Becka Ross, executive director of Santa Cruz Hillel, also called the demand antisemitic but said she wasn’t worried about its being heeded. Ross told JTA the UCSC chancellor has assured her “that the university will not cut ties with Hillel.”
The director of Hillel at Drexel University, Rabbi Isabel de Koninck, told JTA in a statement that the demands “are antisemitic by any measure and fly in the face of our university’s values.” Like most Hillels, Drexel’s operates independent of the university while maintaining a close relationship to it; in 2013 the school was closely involved in developing plans for its new 13,000-square-foot building.

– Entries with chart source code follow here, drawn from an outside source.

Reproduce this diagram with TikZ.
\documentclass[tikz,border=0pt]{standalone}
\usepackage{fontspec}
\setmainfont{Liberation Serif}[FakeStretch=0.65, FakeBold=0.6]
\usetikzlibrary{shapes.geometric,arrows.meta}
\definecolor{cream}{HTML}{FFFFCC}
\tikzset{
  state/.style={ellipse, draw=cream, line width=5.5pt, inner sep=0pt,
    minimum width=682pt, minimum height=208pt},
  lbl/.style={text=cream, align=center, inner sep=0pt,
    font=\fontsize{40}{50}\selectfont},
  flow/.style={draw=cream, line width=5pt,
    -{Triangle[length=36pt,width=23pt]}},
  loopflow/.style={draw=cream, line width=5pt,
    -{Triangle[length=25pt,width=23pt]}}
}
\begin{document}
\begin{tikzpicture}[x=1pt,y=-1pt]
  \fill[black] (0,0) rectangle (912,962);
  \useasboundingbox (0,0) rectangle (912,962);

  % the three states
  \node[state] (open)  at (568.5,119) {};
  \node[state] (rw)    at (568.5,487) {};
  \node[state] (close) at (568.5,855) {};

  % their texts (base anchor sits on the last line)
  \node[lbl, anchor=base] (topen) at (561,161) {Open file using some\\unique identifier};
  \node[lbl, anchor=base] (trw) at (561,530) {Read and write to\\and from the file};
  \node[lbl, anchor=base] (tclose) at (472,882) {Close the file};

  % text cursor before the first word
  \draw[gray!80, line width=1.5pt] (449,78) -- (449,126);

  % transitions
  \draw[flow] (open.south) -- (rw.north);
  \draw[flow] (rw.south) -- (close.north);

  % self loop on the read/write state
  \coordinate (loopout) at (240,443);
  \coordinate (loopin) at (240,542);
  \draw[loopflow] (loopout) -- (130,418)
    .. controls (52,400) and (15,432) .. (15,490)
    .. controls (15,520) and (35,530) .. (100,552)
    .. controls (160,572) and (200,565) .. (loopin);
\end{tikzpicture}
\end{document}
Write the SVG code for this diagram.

The directors of Chabad Serving Drexel University, meanwhile, said they weren’t fazed by the call to “immediately terminate” them.
“We don’t take them seriously,” Moussia Goldstein, the Chabad center’s co-director, told JTA. “It’s so transparent how these things are antisemitic in nature.” Her husband, Rabbi Chaim Goldstein, called the demand “laughable” and “literally the joke of the town.” They are both encouraged by Drexel’s quick condemnation of the encampment, as well as by what they said is its relatively minimal presence in a corner of campus.
Both Goldsteins are university chaplains and recently hosted Drexel’s dean of students for Shabbat dinner, though their Chabad house, like all others, operates independent of the school. In its demands, the Drexel encampment cited its opposition to Chabad hosting a former Israel Defense Forces soldier. The Goldsteins said the group had missed an additional bit of context: The speaker was a survivor of the Oct. 7 Nova music festival massacre.
But the Chabad directors said the encampment did get one thing right: It linked their operations directly to Israel.
“It’s becoming more and more clear, from their own words, how ‘Jews’ and ‘Israel’ are synonymous,” Moussia Goldstein said. “They’re correct, actually.”